How to negotiate your salary

However, even if caution may be advisable, recent cost of living rises are putting many people under financial pressure and a conversation with a recruitment consultant may highlight that your peers’ salaries have increased beyond yours during the last nine months. So, should you want to try to increase your salary, how should you set about it? 

Whether you are looking internally or planning a move the most important thing beyond understanding your market value is to be able to justify it. The ability to demonstrate your value – whether it is saving the company money, driving revenue or delivering tasks or projects nobody else can – makes it much easier for a manager to argue your case for you. Where possible highlight how you have delivered against or exceeded your targets (i.e. the company’s expectations of you) and show where you expect to add more value in the years to come. 

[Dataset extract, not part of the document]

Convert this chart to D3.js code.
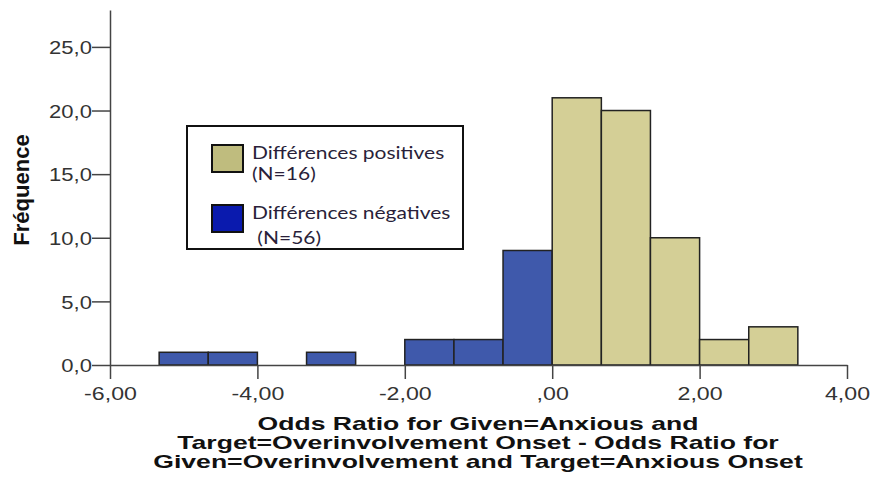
<!DOCTYPE html>
<html>
<head>
<meta charset="utf-8">
<script src="https://cdn.jsdelivr.net/npm/d3@7/dist/d3.min.js"></script>
<style>
  body { margin: 0; background: #fff; }
  .tick text { font-family: "Liberation Sans", Arial, sans-serif; font-size: 19px; fill: #333; }
  .tick line, .domain { stroke: #444; stroke-width: 1.5; }
</style>
</head>
<body>
<script>
// histogram bins (lower / upper edges), counts and sign group
var binStart = [-5.333, -4.667, -3.333, -2.000, -1.333, -0.667, 0.000, 0.667, 1.333, 2.000, 2.667];
var binEnd   = [-4.667, -4.000, -2.667, -1.333, -0.667, 0.000, 0.667, 1.333, 2.000, 2.667, 3.333];
var counts   = [1, 1, 1, 2, 2, 9, 21, 20, 10, 2, 3];
var groups   = ["neg", "neg", "neg", "neg", "neg", "neg", "pos", "pos", "pos", "pos", "pos"];

var xTicks = [-6, -4, -2, 0, 2, 4];
var yTicks = [0, 5, 10, 15, 20, 25];

var legendGroups = ["pos", "neg"];
var legendLine1 = ["Différences positives", "Différences négatives"];
var legendLine2 = ["(N=16)", " (N=56)"];

var xTitle = ["Odds Ratio for Given=Anxious and",
              "Target=Overinvolvement Onset - Odds Ratio for",
              "Given=Overinvolvement and Target=Anxious Onset"];
var yTitle = "Fréquence";

var barFill = { pos: "#d4cf96", neg: "#3f59ab" };
var swatchFill = { pos: "#bfbc7e", neg: "#0a1aae" };

var svg = d3.select("body").append("svg")
  .attr("width", 874).attr("height", 479);

var x = d3.scaleLinear().domain([-6, 4]).range([110, 847]);
var y = d3.scaleLinear().domain([0, 27.9]).range([365, 10]);

// comma decimal format, plain hyphen for minus
function fmt(p) {
  var f = d3.format("." + p + "f");
  return function(d) {
    var s = f(d).replace(".", ",").replace("\u2212", "-");
    if (p == 2 && d == 0) s = s.slice(1);
    return s;
  };
}

// bars
svg.selectAll(".bar")
  .data(counts)
  .enter().append("rect")
  .attr("class", "bar")
  .attr("x", function(d, i) { return x(binStart[i]); })
  .attr("width", function(d, i) { return x(binEnd[i]) - x(binStart[i]); })
  .attr("y", function(d) { return y(d); })
  .attr("height", function(d) { return y(0) - y(d); })
  .attr("fill", function(d, i) { return barFill[groups[i]]; })
  .attr("stroke", "#222")
  .attr("stroke-width", 1.5);

// x axis
var gx = svg.append("g")
  .attr("transform", "translate(0," + y(0) + ")")
  .call(d3.axisBottom(x).tickValues(xTicks).tickFormat(fmt(2)).tickSize(14).tickSizeOuter(0));
gx.selectAll(".tick text")
  .attr("y", 0).attr("dy", 0)
  .attr("transform", "translate(0,35) scale(1.22,1)");

// y axis
var gy = svg.append("g")
  .attr("transform", "translate(" + x(-6) + ",0)")
  .call(d3.axisLeft(y).tickValues(yTicks).tickFormat(fmt(1)).tickSize(18).tickSizeOuter(0));
gy.selectAll(".tick text")
  .attr("x", 0).attr("dy", "0.36em")
  .attr("transform", "translate(-18,0) scale(1.16,1)");

// axis titles
var xt = svg.append("g").attr("transform", "translate(478,0)");
xt.selectAll("text")
  .data(xTitle)
  .enter().append("text")
  .attr("transform", function(d, i) { return "translate(0," + (430 + i * 19) + ") scale(1.52,1)"; })
  .attr("text-anchor", "middle")
  .style("font-family", "Liberation Sans, Arial, sans-serif")
  .style("font-weight", "bold")
  .style("font-size", "17.5px")
  .attr("fill", "#111")
  .text(function(d) { return d; });

svg.append("text")
  .attr("transform", "translate(29,190) rotate(-90)")
  .attr("text-anchor", "middle")
  .style("font-family", "Liberation Sans, Arial, sans-serif")
  .style("font-weight", "bold")
  .style("font-size", "22px")
  .attr("fill", "#111")
  .text(yTitle);

// legend
var lg = svg.append("g").attr("transform", "translate(187,126)");
lg.append("rect")
  .attr("width", 276).attr("height", 123)
  .attr("fill", "#fff").attr("stroke", "#111").attr("stroke-width", 2);

var item = lg.selectAll(".item")
  .data(legendGroups)
  .enter().append("g")
  .attr("class", "item")
  .attr("transform", function(d, i) { return "translate(0," + (i * 60) + ")"; });

item.append("rect")
  .attr("x", 25).attr("y", 19).attr("width", 31).attr("height", 27)
  .attr("fill", function(d) { return swatchFill[d]; })
  .attr("stroke", "#111").attr("stroke-width", 2);

item.append("text")
  .attr("transform", "translate(65,33) scale(1.2,1)")
  .style("font-family", "Lato, sans-serif")
  .style("font-size", "17.5px")
  .attr("fill", "#2a1f3a")
  .text(function(d, i) { return legendLine1[i]; });

item.append("text")
  .attr("transform", function(d, i) { return "translate(65," + (54 + i * 4) + ") scale(1.2,1)"; })
  .style("font-family", "Lato, sans-serif")
  .style("font-size", "17.5px")
  .attr("fill", "#2a1f3a")
  .attr("xml:space", "preserve")
  .text(function(d, i) { return legendLine2[i]; });
</script>
</body>
</html>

If you are not looking to move then, having set your expectations and considered your reasoning, request a meeting to discuss your career progression. If you are interviewing externally then this is of course part of the process anyway. When the subject of salary arises avoid being the first to share a number – if they agree you will feel you have undersold yourself, if you go wildly in excess of the figure they are considering then you will look like an unrealistic opportunist. The company will likely not only have a salary bracket in mind but will also hopefully articulate future plans for the company and your career development at the same time. Recruiting takes time and costs money, so your manager’s (or the hiring manager’s) focus will typically be on making a fair offer rather than chancing a low-ball figure. 

Whether or not you are happy with the first offer, it does no harm to ask for a little time to consider it. This is particularly important if you struggle to keep your emotions – be they disappointment or excitement – in check. The non-salary elements of an offer can make a huge difference to the true value of an offer and these in particular can get overlooked in the heat of the moment. Even if the offer does not meet your expectations, it is important to remember that companies cannot pay more than they can afford and operational costs are rising in parallel with the cost of living.

Finally, if you are looking externally, beware the counter-offer. Being perceived as using one company to leverage a higher offer with another will typically not only annoy the unsuccessful party and any recruitment consultant involved, but may also leave a sour atmosphere with the ultimately successful hiring company.